## Precalculus (6th Edition) Blitzer

a. $\frac{p}{q}=\pm1,\pm2,\pm3,\pm6,$ b. positive real zeros: $2,0$, negative real zeros: $2,0$. c. $x=\pm1$ d. $x=-2,3$ (and the zeros from c).
a. Given the equation $x^4-x^3-7x^2+x+6=0$ we have $p=\pm1,\pm2,\pm3,\pm6, q=\pm1$ and the possible rational zeros (roots) are $\frac{p}{q}=\pm1,\pm2,\pm3,\pm6,$ b.

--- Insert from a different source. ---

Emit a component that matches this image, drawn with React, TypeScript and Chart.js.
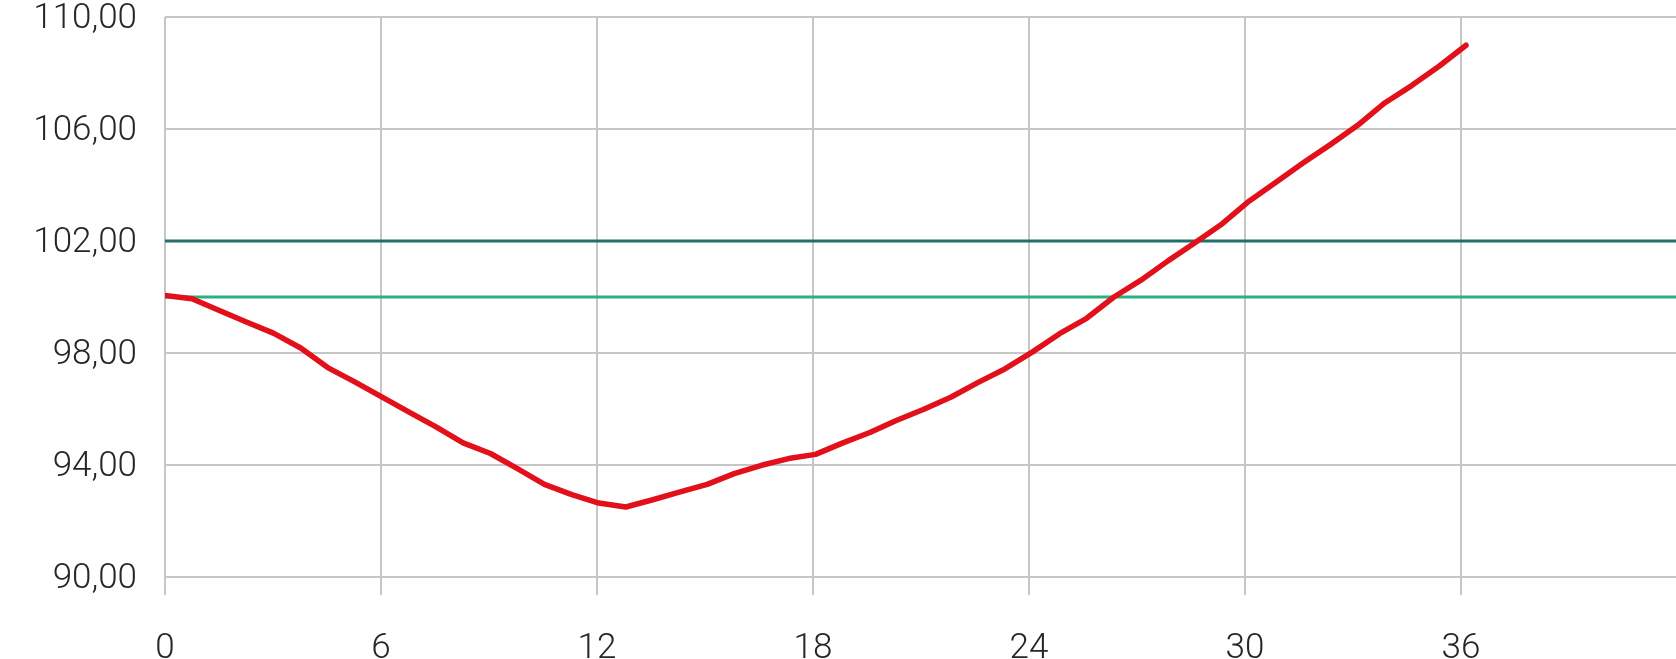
import React, { useEffect, useRef } from 'react';
import { Chart, registerables } from 'chart.js';

Chart.register(...registerables);

// Months since start (x) and index value (y) of the red series
const months = [
  0, 0.75, 1.51, 2.26, 3.01, 3.77, 4.52, 5.27, 6.02, 6.78,
  7.53, 8.28, 9.04, 9.79, 10.54, 11.3, 12.05, 12.8, 13.55, 14.31,
  15.06, 15.81, 16.57, 17.32, 18.07, 18.83, 19.58, 20.33, 21.08, 21.84,
  22.59, 23.34, 24.1, 24.85, 25.6, 26.36, 27.11, 27.86, 28.61, 29.37,
  30.12, 30.87, 31.63, 32.38, 33.13, 33.88, 34.64, 35.39, 36.14,
];
const values = [
  100.05, 99.94, 99.52, 99.11, 98.71, 98.18, 97.48, 96.97, 96.43, 95.89,
  95.36, 94.79, 94.41, 93.87, 93.31, 92.94, 92.64, 92.5, 92.76, 93.04,
  93.31, 93.69, 93.99, 94.23, 94.38, 94.79, 95.16, 95.6, 95.99, 96.43,
  96.95, 97.44, 98.04, 98.69, 99.24, 100.0, 100.6, 101.29, 101.94, 102.62,
  103.43, 104.11, 104.8, 105.45, 106.13, 106.93, 107.56, 108.24, 108.99,
];

// Horizontal reference levels
const upperLevel = 102;
const lowerLevel = 100;

// Axis ranges / ticks
const xMin = 0;
const xMax = 42;
const xStep = 6;
const yMin = 90;
const yMax = 110;
const yStep = 4;

export default function App() {
  const canvasRef = useRef<HTMLCanvasElement | null>(null);

  useEffect(() => {
    const canvas = canvasRef.current;
    if (!canvas) return;
    const font = { family: 'Roboto, "Liberation Sans", Arial, sans-serif', size: 35, weight: '300', lineHeight: 1 };
    const chart = new Chart(canvas, {
      type: 'line',
      data: {
        datasets: [
          {
            data: months.map((m, i) => ({ x: m, y: values[i] })),
            borderColor: '#e1101a',
            borderWidth: 5.5,
            borderCapStyle: 'round',
            borderJoinStyle: 'round',
            pointRadius: 0,
            tension: 0,
            fill: false,
          },
          {
            data: [
              { x: xMin, y: upperLevel },
              { x: xMax, y: upperLevel },
            ],
            borderColor: '#236e6a',
            borderWidth: 3,
            pointRadius: 0,
            fill: false,
          },
          {
            data: [
              { x: xMin, y: lowerLevel },
              { x: xMax, y: lowerLevel },
            ],
            borderColor: '#2bb07f',
            borderWidth: 3,
            pointRadius: 0,
            fill: false,
          },
        ],
      },
      options: {
        animation: false,
        responsive: false,
        maintainAspectRatio: false,
        layout: { padding: { left: 0, right: 0, top: 0, bottom: 0 } },
        plugins: { legend: { display: false }, tooltip: { enabled: false } },
        scales: {
          x: {
            type: 'linear',
            min: xMin,
            max: xMax,
            border: { display: false },
            grid: {
              color: '#c6c6c6',
              lineWidth: 2,
              drawTicks: true,
              tickLength: 18,
              tickColor: '#c6c6c6',
              tickWidth: 2,
            },
            ticks: {
              stepSize: xStep,
              color: '#262626',
              font,
              padding: 37,
              maxRotation: 0,
              autoSkip: false,
              callback: (v: any) => (Number(v) === xMax ? '' : String(v)),
            },
            afterFit: (scale: any) => {
              scale.height = 82;
              scale.paddingLeft = 0;
              scale.paddingRight = 0;
            },
          },
          y: {
            type: 'linear',
            min: yMin,
            max: yMax,
            border: { display: false },
            grid: {
              color: '#c6c6c6',
              lineWidth: 2,
              drawTicks: false,
            },
            ticks: {
              stepSize: yStep,
              color: '#262626',
              font,
              padding: 28,
              labelOffset: 2,
              callback: (v: any) => Number(v).toFixed(2).replace('.', ','),
            },
            afterFit: (scale: any) => {
              scale.width = 165;
              scale.paddingTop = 17;
              scale.paddingBottom = 0;
            },
          },
        },
      },
    });
    return () => chart.destroy();
  }, []);

  return (
    <div
      style={{
        position: 'fixed',
        left: 0,
        top: 0,
        width: 1676,
        height: 659,
        overflow: 'hidden',
        background: '#ffffff',
      }}
    >
      <canvas ref={canvasRef} width={1677} height={659} style={{ display: 'block' }} />
    </div>
  );
}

There are 2 sign changes in the equation and based on Descartes’s Rule of Signs, we can determine the possible number of positive real zeros to be $2,0$ We examine $f(-x)=(-x)^4-(-x)^3-7(-x)^2+(-x)+6=x^4+x^3-7x^2-x+6$ We can find 2 sign changes and based on Descartes’s Rule of Signs, we can determine that the number of negative real zeros are $2,0$. c. We can use synthetic division to find two roots as $x=\pm1$, as shown in the figure. d. Part (c) gives a quotient $x^2-x-6=(x-3)(x+2)$; thus the other two roots are $x=-2,3$ (and the zeros from c).